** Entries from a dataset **
======

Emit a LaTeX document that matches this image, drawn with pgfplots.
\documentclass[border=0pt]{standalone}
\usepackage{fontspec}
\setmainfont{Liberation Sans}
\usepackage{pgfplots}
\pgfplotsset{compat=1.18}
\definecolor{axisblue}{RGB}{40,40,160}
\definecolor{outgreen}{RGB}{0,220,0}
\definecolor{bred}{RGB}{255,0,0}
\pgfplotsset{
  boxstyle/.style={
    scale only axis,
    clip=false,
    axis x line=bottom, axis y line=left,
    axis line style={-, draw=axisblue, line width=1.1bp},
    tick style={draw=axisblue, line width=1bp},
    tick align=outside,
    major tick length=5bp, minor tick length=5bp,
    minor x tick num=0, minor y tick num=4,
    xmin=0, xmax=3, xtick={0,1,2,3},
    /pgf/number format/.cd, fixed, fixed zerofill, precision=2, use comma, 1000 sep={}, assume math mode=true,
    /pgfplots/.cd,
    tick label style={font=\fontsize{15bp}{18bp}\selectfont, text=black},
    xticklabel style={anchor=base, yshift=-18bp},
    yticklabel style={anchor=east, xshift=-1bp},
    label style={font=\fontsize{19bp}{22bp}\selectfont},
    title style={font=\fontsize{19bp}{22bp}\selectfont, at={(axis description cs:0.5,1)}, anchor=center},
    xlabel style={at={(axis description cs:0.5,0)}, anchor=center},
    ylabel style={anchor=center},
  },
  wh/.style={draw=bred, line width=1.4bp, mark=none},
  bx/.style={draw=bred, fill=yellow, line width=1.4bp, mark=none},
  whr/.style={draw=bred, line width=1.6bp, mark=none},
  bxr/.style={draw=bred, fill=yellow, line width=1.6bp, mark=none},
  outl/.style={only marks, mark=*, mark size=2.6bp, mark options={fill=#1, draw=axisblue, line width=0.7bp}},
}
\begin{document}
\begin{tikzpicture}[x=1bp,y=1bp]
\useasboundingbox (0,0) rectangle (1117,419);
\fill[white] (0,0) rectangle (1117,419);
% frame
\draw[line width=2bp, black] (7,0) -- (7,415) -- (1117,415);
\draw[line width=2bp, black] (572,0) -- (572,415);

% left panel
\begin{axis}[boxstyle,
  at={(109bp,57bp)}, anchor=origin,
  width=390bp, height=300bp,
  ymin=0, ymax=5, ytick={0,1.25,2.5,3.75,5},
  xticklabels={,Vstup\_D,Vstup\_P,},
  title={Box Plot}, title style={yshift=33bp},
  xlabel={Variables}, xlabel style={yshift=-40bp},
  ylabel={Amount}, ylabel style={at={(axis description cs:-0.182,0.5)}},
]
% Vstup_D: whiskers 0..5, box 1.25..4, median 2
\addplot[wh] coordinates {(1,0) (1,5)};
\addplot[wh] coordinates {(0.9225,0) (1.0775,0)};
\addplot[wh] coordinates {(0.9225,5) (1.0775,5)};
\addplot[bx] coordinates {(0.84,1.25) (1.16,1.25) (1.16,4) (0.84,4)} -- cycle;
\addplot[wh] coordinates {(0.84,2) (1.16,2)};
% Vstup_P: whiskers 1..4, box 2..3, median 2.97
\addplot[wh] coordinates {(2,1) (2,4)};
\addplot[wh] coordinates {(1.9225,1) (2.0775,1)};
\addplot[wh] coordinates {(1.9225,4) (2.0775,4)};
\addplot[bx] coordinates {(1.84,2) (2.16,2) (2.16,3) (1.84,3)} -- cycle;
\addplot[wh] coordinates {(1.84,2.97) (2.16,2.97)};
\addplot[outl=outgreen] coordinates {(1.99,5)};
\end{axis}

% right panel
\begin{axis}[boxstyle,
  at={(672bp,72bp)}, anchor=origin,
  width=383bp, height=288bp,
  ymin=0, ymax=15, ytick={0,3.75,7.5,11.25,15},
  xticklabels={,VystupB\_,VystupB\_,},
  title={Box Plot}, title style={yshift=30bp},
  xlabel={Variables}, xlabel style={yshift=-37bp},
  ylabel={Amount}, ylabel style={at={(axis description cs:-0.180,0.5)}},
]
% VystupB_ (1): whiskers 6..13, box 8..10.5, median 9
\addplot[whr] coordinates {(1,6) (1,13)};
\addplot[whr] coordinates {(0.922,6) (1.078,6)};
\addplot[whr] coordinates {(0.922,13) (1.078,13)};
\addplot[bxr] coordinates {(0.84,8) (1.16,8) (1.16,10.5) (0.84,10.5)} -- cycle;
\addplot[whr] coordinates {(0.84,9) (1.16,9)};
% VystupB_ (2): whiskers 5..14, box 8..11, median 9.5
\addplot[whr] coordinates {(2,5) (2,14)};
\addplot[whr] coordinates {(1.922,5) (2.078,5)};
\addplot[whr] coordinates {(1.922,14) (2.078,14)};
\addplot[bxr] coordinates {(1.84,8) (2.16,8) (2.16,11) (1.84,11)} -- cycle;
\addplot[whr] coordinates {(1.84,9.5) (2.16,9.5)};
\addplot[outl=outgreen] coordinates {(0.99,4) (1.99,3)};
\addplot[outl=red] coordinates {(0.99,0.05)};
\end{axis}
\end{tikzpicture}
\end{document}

======

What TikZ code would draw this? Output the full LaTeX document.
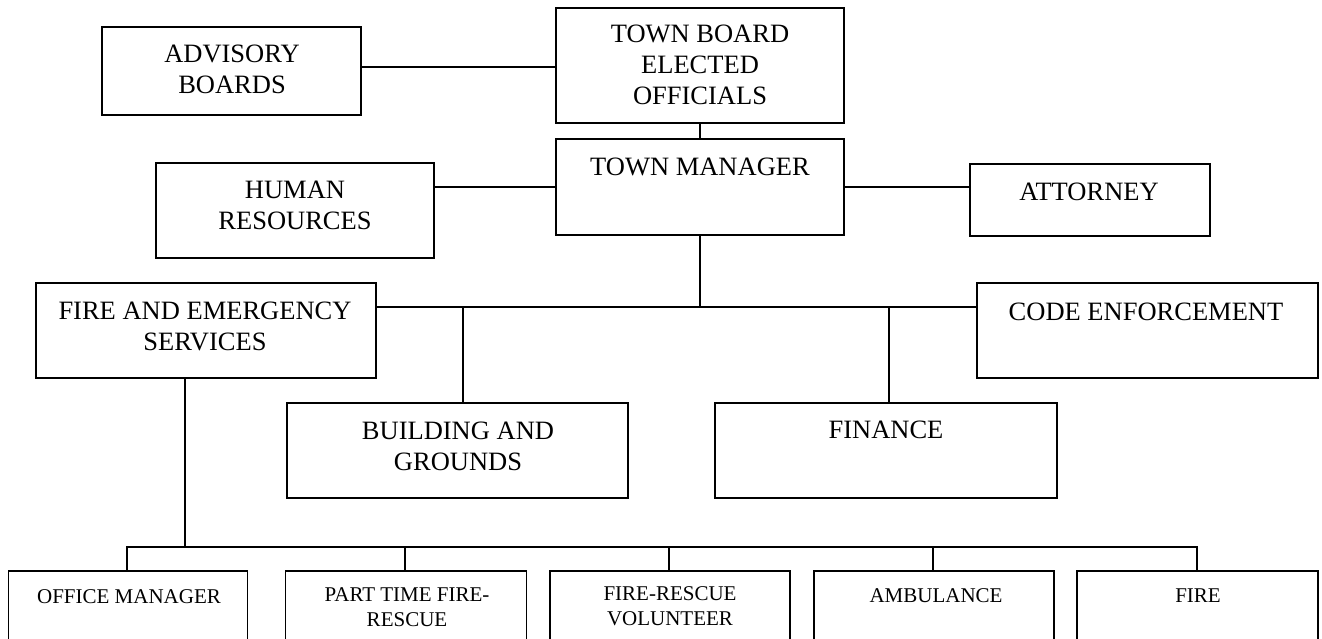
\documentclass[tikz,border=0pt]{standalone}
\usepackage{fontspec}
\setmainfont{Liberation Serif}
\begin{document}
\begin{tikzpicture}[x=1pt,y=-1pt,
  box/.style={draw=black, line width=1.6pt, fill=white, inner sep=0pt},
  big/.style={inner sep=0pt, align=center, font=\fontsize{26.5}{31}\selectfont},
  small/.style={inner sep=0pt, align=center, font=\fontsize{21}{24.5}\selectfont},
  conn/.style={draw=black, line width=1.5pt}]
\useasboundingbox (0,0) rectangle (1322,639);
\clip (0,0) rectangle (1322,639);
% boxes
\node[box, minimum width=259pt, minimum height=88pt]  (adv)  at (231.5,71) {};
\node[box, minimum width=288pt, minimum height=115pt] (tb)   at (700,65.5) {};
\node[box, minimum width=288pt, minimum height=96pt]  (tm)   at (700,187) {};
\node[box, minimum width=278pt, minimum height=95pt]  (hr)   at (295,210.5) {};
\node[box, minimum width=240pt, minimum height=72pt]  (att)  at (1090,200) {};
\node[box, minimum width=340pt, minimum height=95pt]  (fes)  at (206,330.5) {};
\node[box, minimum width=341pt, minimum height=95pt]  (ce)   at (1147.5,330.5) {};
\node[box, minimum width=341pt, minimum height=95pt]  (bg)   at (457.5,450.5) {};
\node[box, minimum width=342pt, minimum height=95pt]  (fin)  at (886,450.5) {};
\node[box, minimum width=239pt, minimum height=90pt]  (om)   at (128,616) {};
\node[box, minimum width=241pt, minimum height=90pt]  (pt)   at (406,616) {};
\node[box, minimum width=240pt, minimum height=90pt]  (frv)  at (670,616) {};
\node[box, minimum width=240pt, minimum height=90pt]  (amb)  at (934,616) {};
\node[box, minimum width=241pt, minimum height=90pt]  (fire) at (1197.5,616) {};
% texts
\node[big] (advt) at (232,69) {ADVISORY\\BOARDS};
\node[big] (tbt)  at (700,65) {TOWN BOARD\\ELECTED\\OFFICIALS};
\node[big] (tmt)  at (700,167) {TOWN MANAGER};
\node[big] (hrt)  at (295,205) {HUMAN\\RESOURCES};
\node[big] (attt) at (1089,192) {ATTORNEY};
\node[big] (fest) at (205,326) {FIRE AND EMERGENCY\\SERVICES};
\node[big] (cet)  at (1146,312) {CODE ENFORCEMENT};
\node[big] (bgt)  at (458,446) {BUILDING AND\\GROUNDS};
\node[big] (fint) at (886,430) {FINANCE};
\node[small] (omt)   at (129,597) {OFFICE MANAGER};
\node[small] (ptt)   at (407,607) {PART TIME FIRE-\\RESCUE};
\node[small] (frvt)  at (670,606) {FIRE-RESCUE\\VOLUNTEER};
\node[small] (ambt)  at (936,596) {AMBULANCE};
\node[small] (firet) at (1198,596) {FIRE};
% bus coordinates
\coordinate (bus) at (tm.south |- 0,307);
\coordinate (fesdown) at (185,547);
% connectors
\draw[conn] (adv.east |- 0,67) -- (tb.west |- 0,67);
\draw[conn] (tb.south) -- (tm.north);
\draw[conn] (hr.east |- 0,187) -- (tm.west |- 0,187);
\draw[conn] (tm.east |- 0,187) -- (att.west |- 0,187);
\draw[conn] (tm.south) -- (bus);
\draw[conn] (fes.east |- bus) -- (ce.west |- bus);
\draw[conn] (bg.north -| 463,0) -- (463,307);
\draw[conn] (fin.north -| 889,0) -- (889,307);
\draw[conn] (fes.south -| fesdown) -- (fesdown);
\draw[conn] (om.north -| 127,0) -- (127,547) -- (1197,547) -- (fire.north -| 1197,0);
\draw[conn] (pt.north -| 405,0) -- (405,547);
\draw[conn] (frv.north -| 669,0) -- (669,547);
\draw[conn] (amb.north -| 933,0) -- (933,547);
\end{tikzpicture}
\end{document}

======

** Required task **
From the line containing "Emit a LaTeX" down to the line containing "(572,0) -- (572,415);" in the material above, reproduce every line exactly, including the two end lines.

** Worked answer **
Emit a LaTeX document that matches this image, drawn with pgfplots.
\documentclass[border=0pt]{standalone}
\usepackage{fontspec}
\setmainfont{Liberation Sans}
\usepackage{pgfplots}
\pgfplotsset{compat=1.18}
\definecolor{axisblue}{RGB}{40,40,160}
\definecolor{outgreen}{RGB}{0,220,0}
\definecolor{bred}{RGB}{255,0,0}
\pgfplotsset{
  boxstyle/.style={
    scale only axis,
    clip=false,
    axis x line=bottom, axis y line=left,
    axis line style={-, draw=axisblue, line width=1.1bp},
    tick style={draw=axisblue, line width=1bp},
    tick align=outside,
    major tick length=5bp, minor tick length=5bp,
    minor x tick num=0, minor y tick num=4,
    xmin=0, xmax=3, xtick={0,1,2,3},
    /pgf/number format/.cd, fixed, fixed zerofill, precision=2, use comma, 1000 sep={}, assume math mode=true,
    /pgfplots/.cd,
    tick label style={font=\fontsize{15bp}{18bp}\selectfont, text=black},
    xticklabel style={anchor=base, yshift=-18bp},
    yticklabel style={anchor=east, xshift=-1bp},
    label style={font=\fontsize{19bp}{22bp}\selectfont},
    title style={font=\fontsize{19bp}{22bp}\selectfont, at={(axis description cs:0.5,1)}, anchor=center},
    xlabel style={at={(axis description cs:0.5,0)}, anchor=center},
    ylabel style={anchor=center},
  },
  wh/.style={draw=bred, line width=1.4bp, mark=none},
  bx/.style={draw=bred, fill=yellow, line width=1.4bp, mark=none},
  whr/.style={draw=bred, line width=1.6bp, mark=none},
  bxr/.style={draw=bred, fill=yellow, line width=1.6bp, mark=none},
  outl/.style={only marks, mark=*, mark size=2.6bp, mark options={fill=#1, draw=axisblue, line width=0.7bp}},
}
\begin{document}
\begin{tikzpicture}[x=1bp,y=1bp]
\useasboundingbox (0,0) rectangle (1117,419);
\fill[white] (0,0) rectangle (1117,419);
% frame
\draw[line width=2bp, black] (7,0) -- (7,415) -- (1117,415);
\draw[line width=2bp, black] (572,0) -- (572,415);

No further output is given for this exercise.